Time to rethink strategy against IS forces
For weeks we have warned that feeding U.S. troops into Iraq and Syria in relatively small units risks a massacre of them by Islamic State terrorists. A U.S. Navy SEAL died this week in what may have been an attempt to do just that.
Navy Petty Officer 1st Class Charles Keating was killed in a fight north of Mosul, Iraq, the Pentagon revealed. He was part of a quick-reaction rescue team sent to extricate a group of American advisers caught in a massive assault by IS forces.
U.S. officials say the advisers went to Teleskof, near Mosul, to meet Kurdish peshmerga troops who have been fighting the Islamic State. Once the Americans arrived, IS?forces launched what is being described as a massive, well-planned attack that included armored vehicles. Keating and others in the quick-reaction force were dispatched in what proved to be a successful rescue of the advisers – but that required a major air assault including U.S. B-52 bombers.

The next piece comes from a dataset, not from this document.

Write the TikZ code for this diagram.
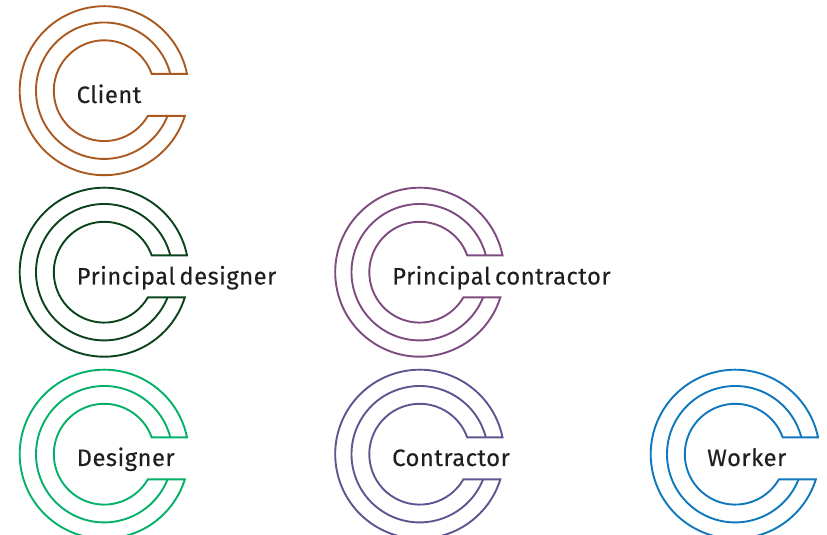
\documentclass[tikz,border=0pt]{standalone}
\usepackage{fontspec}
\setmainfont[LetterSpace=2.0,FakeBold=0.3,WordSpace=0.6]{Fira Sans}
\definecolor{cbrown}{HTML}{AA5A20}
\definecolor{cdark}{HTML}{0B441C}
\definecolor{cmag}{HTML}{7E4B80}
\definecolor{cgreen}{HTML}{05B068}
\definecolor{cpurple}{HTML}{5F5590}
\definecolor{cblue}{HTML}{0F77BD}
\tikzset{
  cring/.pic={
    \draw[pic actions] (11.47:84.5) arc[start angle=11.47,end angle=342.65,radius=84.5]
      -- (330:50.4) arc[start angle=330,end angle=19.47,radius=50.4] -- cycle;
    \draw[pic actions] (14.26:68.2) arc[start angle=14.26,end angle=338.32,radius=68.2];
  },
  ringline/.style={line width=1.9pt,line join=miter},
  role/.style={anchor=base west,inner sep=0pt,text=black!88,font=\fontsize{23.8}{25}\selectfont}
}
\begin{document}
\begin{tikzpicture}[x=1pt,y=1pt]
\useasboundingbox (0,0) rectangle (827,535);
\clip (0,0) rectangle (827,535);
\pic[ringline,draw=cbrown] at (104.2,444.3) {cring};
\pic[ringline,draw=cdark] at (104.2,262.8) {cring};
\pic[ringline,draw=cmag] at (419.7,262.8) {cring};
\pic[ringline,draw=cgreen] at (104.2,80.8) {cring};
\pic[ringline,draw=cpurple] at (419.7,80.8) {cring};
\pic[ringline,draw=cblue] at (735.2,80.8) {cring};
\node[role] (client) at (76.5,432) {Client};
\node[role] (pd) at (76.5,250.5) {Principal designer};
\node[role] (pc) at (392,250.5) {Principal contractor};
\node[role] (des) at (76.5,69) {Designer};
\node[role] (con) at (392,69) {Contractor};
\node[role] (wor) at (707,69) {Worker};
\end{tikzpicture}
\end{document}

What happened? Why were IS forces ready with an attack just after the U.S. advisers arrived?
Was it an ambush of the type against which we have warned?
U.S. officials should rethink our strategy against the Islamic State. What happened this week may have been a narrow escape from a strategy the terrorists may continue to pursue. They may be successful the next time they stage an ambush.
IS leaders understand that – whether President Barack Obama does or not.